> DATASET:
━━━━━━━━
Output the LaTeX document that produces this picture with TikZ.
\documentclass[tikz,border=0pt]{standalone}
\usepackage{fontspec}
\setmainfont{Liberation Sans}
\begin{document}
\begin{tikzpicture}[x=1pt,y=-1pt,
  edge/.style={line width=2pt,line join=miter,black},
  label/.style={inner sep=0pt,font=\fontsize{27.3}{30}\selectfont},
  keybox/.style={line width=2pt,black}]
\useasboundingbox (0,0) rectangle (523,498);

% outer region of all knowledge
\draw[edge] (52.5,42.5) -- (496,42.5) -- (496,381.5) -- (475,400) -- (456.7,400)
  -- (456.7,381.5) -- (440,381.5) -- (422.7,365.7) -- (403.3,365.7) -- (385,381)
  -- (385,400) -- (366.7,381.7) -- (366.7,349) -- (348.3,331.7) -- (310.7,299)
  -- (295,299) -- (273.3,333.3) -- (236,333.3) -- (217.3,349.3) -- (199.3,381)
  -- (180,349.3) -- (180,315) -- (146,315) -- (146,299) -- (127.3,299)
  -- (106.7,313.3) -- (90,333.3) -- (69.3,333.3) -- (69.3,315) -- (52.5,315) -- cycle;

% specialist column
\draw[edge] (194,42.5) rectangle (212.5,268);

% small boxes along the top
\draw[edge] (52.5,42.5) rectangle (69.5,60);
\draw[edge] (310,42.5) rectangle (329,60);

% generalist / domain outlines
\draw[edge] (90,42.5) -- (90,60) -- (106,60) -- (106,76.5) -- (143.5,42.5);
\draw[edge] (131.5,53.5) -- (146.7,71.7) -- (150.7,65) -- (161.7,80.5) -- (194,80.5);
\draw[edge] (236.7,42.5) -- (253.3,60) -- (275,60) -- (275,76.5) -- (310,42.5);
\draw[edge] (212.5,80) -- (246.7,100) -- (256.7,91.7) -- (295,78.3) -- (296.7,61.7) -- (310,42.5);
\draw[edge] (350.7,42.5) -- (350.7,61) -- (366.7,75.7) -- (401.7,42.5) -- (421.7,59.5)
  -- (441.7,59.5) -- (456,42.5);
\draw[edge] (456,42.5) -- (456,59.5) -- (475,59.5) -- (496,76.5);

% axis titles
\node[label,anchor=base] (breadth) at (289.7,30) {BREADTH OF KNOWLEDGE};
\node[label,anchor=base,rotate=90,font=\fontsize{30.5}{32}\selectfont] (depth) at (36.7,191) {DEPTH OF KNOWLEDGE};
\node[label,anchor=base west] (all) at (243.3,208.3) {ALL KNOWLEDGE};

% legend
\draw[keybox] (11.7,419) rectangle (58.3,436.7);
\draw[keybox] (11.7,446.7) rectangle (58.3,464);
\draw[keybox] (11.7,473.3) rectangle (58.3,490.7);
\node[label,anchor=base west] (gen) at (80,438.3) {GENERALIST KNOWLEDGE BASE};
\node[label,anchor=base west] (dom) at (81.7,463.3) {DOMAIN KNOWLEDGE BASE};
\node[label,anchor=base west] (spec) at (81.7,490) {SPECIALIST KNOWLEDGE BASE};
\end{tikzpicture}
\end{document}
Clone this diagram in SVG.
━━━━━━━━
> GIVEN INSTRUCTION: Every line of the material must be returned exactly as it appears.

> ANSWER TO THE PROBLEM:
Output the LaTeX document that produces this picture with TikZ.
\documentclass[tikz,border=0pt]{standalone}
\usepackage{fontspec}
\setmainfont{Liberation Sans}
\begin{document}
\begin{tikzpicture}[x=1pt,y=-1pt,
  edge/.style={line width=2pt,line join=miter,black},
  label/.style={inner sep=0pt,font=\fontsize{27.3}{30}\selectfont},
  keybox/.style={line width=2pt,black}]
\useasboundingbox (0,0) rectangle (523,498);

% outer region of all knowledge
\draw[edge] (52.5,42.5) -- (496,42.5) -- (496,381.5) -- (475,400) -- (456.7,400)
  -- (456.7,381.5) -- (440,381.5) -- (422.7,365.7) -- (403.3,365.7) -- (385,381)
  -- (385,400) -- (366.7,381.7) -- (366.7,349) -- (348.3,331.7) -- (310.7,299)
  -- (295,299) -- (273.3,333.3) -- (236,333.3) -- (217.3,349.3) -- (199.3,381)
  -- (180,349.3) -- (180,315) -- (146,315) -- (146,299) -- (127.3,299)
  -- (106.7,313.3) -- (90,333.3) -- (69.3,333.3) -- (69.3,315) -- (52.5,315) -- cycle;

% specialist column
\draw[edge] (194,42.5) rectangle (212.5,268);

% small boxes along the top
\draw[edge] (52.5,42.5) rectangle (69.5,60);
\draw[edge] (310,42.5) rectangle (329,60);

% generalist / domain outlines
\draw[edge] (90,42.5) -- (90,60) -- (106,60) -- (106,76.5) -- (143.5,42.5);
\draw[edge] (131.5,53.5) -- (146.7,71.7) -- (150.7,65) -- (161.7,80.5) -- (194,80.5);
\draw[edge] (236.7,42.5) -- (253.3,60) -- (275,60) -- (275,76.5) -- (310,42.5);
\draw[edge] (212.5,80) -- (246.7,100) -- (256.7,91.7) -- (295,78.3) -- (296.7,61.7) -- (310,42.5);
\draw[edge] (350.7,42.5) -- (350.7,61) -- (366.7,75.7) -- (401.7,42.5) -- (421.7,59.5)
  -- (441.7,59.5) -- (456,42.5);
\draw[edge] (456,42.5) -- (456,59.5) -- (475,59.5) -- (496,76.5);

% axis titles
\node[label,anchor=base] (breadth) at (289.7,30) {BREADTH OF KNOWLEDGE};
\node[label,anchor=base,rotate=90,font=\fontsize{30.5}{32}\selectfont] (depth) at (36.7,191) {DEPTH OF KNOWLEDGE};
\node[label,anchor=base west] (all) at (243.3,208.3) {ALL KNOWLEDGE};

% legend
\draw[keybox] (11.7,419) rectangle (58.3,436.7);
\draw[keybox] (11.7,446.7) rectangle (58.3,464);
\draw[keybox] (11.7,473.3) rectangle (58.3,490.7);
\node[label,anchor=base west] (gen) at (80,438.3) {GENERALIST KNOWLEDGE BASE};
\node[label,anchor=base west] (dom) at (81.7,463.3) {DOMAIN KNOWLEDGE BASE};
\node[label,anchor=base west] (spec) at (81.7,490) {SPECIALIST KNOWLEDGE BASE};
\end{tikzpicture}
\end{document}
Clone this diagram in SVG.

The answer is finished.